Look through the records below and collect all lines that hold the string "this".

(Entries with chart source code)
-------
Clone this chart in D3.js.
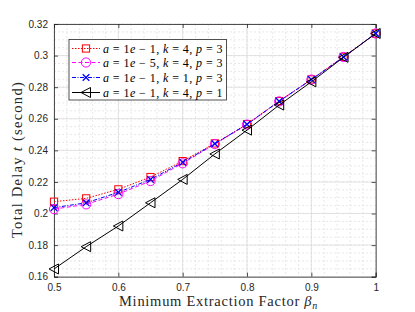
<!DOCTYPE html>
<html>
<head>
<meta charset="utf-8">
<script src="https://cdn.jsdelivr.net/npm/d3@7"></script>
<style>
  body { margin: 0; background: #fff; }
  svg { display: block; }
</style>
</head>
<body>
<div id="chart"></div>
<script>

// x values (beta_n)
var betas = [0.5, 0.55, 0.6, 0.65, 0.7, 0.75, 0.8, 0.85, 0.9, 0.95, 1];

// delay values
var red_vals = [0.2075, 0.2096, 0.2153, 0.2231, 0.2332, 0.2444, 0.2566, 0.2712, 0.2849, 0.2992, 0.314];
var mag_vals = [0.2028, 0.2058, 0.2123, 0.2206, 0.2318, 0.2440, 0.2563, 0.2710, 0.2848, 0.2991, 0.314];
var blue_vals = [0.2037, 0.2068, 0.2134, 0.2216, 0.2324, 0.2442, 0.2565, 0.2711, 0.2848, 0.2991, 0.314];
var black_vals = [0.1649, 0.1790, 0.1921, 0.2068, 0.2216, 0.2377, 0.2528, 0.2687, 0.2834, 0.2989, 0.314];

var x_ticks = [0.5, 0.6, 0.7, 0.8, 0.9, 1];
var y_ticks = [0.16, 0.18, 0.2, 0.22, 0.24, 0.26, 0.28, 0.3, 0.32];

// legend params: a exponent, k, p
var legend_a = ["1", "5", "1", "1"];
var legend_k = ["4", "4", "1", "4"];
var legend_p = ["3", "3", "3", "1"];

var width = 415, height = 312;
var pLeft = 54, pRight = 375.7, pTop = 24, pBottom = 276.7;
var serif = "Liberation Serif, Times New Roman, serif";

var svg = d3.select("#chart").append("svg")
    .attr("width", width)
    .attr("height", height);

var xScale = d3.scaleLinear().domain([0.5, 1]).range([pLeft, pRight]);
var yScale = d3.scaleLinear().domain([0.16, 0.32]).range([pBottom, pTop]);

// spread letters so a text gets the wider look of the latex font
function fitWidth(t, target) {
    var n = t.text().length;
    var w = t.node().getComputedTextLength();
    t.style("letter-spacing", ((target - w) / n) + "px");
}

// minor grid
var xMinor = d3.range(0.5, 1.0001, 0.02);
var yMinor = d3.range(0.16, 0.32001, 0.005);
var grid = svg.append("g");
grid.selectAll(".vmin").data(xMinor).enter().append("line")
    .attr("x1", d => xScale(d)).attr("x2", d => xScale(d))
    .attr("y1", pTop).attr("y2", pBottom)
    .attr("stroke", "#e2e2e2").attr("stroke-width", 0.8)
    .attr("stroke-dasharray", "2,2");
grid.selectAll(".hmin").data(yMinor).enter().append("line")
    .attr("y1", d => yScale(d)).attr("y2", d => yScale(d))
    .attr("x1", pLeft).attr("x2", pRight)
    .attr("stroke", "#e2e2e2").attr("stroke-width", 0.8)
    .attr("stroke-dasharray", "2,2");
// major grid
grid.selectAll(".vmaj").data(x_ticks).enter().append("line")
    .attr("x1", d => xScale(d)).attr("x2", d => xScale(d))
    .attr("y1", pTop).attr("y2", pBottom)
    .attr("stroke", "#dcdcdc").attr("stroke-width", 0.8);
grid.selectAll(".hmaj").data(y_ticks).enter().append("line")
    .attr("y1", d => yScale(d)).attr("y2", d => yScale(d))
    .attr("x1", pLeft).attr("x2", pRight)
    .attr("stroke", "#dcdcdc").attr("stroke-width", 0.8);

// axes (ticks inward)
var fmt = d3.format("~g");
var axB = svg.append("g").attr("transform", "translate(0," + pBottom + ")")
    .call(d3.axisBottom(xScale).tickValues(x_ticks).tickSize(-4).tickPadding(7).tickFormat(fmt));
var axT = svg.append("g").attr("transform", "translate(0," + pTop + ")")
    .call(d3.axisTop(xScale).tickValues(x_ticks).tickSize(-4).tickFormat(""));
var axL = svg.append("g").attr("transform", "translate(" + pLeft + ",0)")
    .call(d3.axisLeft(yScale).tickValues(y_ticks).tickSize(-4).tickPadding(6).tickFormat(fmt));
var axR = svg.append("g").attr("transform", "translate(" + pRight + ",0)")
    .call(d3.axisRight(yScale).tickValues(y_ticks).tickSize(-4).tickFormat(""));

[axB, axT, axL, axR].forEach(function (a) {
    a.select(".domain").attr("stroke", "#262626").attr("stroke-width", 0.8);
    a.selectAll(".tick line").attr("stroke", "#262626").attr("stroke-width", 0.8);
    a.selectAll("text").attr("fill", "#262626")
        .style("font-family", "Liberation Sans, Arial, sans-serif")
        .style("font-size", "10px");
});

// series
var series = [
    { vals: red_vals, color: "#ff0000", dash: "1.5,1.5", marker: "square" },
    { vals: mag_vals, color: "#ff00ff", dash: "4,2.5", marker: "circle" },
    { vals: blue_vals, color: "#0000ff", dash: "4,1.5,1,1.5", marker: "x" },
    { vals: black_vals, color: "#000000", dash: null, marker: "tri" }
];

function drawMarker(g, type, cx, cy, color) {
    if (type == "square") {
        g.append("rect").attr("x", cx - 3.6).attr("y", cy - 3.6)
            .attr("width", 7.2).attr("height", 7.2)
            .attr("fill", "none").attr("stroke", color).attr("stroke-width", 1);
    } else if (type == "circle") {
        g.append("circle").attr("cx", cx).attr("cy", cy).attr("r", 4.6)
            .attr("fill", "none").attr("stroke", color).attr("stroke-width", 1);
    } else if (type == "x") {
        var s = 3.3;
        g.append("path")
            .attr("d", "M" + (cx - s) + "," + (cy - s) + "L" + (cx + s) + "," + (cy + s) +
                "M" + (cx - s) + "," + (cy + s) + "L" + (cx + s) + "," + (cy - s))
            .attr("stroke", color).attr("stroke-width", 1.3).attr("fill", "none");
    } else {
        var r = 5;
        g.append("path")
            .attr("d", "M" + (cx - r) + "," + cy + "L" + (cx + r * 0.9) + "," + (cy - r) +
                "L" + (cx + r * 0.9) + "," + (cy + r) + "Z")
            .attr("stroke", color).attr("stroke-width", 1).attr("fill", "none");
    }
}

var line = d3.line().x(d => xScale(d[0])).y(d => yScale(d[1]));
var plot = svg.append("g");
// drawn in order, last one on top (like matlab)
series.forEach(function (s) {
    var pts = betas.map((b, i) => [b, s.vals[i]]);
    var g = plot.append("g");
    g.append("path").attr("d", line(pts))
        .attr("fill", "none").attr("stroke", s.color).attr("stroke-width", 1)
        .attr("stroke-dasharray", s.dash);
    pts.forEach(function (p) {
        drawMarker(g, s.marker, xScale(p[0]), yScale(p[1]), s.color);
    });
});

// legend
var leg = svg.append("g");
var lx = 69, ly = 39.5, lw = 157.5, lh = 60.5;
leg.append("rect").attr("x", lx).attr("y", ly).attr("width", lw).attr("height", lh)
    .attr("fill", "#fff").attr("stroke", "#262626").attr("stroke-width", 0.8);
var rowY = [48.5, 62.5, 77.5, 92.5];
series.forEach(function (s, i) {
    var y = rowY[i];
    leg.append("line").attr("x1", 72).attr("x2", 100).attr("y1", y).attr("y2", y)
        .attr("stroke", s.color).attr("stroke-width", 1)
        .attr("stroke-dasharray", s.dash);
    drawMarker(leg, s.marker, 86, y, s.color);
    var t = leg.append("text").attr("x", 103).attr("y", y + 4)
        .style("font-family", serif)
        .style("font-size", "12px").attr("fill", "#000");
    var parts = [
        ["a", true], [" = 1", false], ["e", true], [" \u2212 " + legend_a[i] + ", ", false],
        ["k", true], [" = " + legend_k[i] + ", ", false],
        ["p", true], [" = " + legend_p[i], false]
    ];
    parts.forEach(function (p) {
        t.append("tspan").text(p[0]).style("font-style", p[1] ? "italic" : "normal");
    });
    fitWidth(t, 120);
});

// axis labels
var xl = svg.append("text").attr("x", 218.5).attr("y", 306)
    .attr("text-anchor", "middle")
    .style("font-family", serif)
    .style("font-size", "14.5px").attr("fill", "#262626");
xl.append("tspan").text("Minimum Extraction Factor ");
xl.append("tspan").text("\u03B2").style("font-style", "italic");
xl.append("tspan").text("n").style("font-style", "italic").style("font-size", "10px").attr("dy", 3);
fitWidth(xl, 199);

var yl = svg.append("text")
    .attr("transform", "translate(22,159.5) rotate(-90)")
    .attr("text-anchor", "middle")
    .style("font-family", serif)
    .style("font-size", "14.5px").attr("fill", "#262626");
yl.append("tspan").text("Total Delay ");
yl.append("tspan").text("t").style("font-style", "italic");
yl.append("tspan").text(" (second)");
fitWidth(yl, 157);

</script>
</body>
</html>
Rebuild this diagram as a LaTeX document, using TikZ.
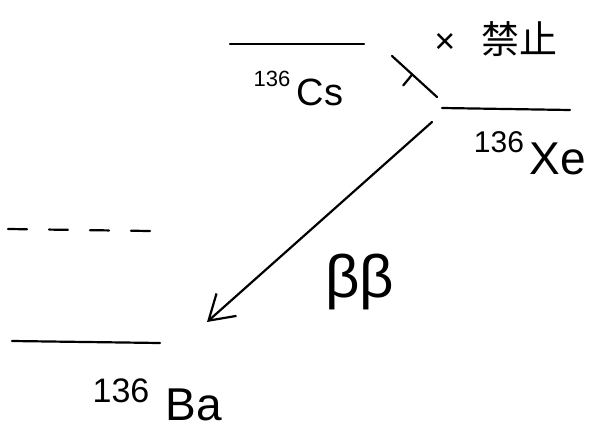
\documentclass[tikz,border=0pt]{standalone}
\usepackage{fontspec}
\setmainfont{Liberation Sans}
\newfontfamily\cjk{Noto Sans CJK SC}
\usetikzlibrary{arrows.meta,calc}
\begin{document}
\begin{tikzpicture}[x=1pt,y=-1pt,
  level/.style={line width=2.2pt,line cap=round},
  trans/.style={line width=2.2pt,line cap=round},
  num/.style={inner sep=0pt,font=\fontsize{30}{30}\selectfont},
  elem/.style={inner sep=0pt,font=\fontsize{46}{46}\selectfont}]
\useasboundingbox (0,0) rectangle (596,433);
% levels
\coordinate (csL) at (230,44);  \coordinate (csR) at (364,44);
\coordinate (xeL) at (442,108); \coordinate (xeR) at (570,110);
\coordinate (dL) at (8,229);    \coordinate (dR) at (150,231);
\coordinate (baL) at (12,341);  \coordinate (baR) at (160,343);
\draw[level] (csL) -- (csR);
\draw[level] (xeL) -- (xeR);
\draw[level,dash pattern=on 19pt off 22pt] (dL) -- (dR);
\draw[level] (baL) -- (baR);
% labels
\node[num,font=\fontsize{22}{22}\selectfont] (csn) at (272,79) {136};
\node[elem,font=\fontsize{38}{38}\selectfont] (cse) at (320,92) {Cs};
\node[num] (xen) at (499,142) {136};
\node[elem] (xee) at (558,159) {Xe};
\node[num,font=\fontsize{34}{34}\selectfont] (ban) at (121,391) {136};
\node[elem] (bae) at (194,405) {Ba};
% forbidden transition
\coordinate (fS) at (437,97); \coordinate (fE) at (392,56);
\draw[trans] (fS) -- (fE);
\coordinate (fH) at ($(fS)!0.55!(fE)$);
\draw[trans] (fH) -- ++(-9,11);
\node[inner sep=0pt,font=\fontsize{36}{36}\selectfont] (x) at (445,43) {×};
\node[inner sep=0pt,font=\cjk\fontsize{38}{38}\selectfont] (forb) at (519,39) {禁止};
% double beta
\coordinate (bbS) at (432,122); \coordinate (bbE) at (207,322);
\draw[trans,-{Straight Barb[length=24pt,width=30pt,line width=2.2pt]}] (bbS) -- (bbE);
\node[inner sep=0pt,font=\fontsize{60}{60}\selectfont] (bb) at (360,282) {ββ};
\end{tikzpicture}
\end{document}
-------
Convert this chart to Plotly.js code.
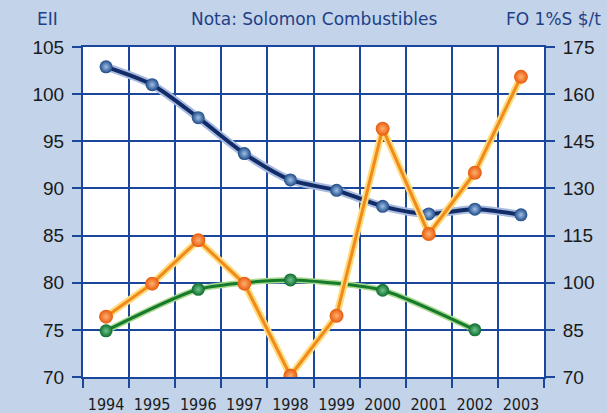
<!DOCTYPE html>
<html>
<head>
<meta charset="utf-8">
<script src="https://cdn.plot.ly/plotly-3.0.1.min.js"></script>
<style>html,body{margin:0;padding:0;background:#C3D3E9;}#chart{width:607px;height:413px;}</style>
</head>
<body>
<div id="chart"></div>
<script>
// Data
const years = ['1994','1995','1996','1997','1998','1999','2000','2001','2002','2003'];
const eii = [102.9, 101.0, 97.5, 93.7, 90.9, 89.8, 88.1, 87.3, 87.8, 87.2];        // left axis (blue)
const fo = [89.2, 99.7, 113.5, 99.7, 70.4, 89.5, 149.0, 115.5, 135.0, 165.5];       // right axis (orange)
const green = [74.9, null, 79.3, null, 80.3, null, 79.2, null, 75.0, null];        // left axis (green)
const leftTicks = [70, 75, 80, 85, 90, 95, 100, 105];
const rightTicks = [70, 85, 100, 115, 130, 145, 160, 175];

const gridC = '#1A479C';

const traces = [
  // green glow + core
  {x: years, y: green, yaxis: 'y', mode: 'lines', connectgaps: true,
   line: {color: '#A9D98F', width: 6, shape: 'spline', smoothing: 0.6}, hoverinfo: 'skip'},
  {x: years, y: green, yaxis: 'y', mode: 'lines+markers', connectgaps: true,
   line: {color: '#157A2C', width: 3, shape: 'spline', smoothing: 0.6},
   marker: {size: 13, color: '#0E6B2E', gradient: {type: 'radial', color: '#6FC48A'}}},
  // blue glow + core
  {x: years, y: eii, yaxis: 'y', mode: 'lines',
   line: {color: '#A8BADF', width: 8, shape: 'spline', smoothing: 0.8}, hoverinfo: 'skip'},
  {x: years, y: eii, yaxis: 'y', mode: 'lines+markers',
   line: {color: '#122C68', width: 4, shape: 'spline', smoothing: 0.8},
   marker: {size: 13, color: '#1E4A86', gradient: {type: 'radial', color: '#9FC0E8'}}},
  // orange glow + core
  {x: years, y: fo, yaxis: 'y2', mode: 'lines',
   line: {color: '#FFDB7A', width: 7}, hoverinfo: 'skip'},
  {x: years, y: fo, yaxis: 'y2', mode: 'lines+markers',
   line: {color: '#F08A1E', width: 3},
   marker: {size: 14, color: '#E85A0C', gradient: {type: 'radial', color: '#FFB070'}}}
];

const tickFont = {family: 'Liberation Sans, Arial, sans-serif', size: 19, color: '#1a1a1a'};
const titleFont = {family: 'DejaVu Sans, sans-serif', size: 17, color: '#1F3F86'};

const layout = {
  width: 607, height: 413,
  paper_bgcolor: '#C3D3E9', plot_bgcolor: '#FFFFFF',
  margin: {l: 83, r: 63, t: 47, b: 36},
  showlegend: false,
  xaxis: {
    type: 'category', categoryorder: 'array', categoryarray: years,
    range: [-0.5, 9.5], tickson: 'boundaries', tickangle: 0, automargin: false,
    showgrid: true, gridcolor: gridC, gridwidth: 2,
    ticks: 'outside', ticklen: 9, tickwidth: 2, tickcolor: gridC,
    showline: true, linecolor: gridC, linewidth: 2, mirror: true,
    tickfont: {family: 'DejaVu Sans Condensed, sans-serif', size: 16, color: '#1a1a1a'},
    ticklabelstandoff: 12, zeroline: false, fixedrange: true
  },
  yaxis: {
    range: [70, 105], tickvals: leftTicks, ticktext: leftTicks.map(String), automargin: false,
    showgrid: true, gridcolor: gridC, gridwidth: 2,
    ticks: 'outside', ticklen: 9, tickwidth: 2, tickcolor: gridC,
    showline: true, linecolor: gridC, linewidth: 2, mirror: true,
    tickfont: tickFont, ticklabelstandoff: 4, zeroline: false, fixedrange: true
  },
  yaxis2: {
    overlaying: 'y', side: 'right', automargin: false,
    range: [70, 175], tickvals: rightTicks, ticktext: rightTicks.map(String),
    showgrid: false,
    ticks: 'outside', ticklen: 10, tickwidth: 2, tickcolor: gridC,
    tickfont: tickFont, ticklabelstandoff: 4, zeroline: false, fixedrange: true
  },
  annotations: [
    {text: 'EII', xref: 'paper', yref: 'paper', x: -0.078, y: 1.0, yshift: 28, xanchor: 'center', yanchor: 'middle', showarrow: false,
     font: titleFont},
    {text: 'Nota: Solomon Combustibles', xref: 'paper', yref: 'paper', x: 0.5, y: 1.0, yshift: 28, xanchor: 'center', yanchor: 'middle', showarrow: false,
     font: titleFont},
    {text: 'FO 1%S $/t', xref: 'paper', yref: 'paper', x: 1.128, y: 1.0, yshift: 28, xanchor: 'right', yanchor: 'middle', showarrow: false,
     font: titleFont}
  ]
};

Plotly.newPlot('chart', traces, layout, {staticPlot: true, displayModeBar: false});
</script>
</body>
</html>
-------
## Finished task
Clone this chart in D3.js.
Rebuild this diagram as a LaTeX document, using TikZ.
Convert this chart to Plotly.js code.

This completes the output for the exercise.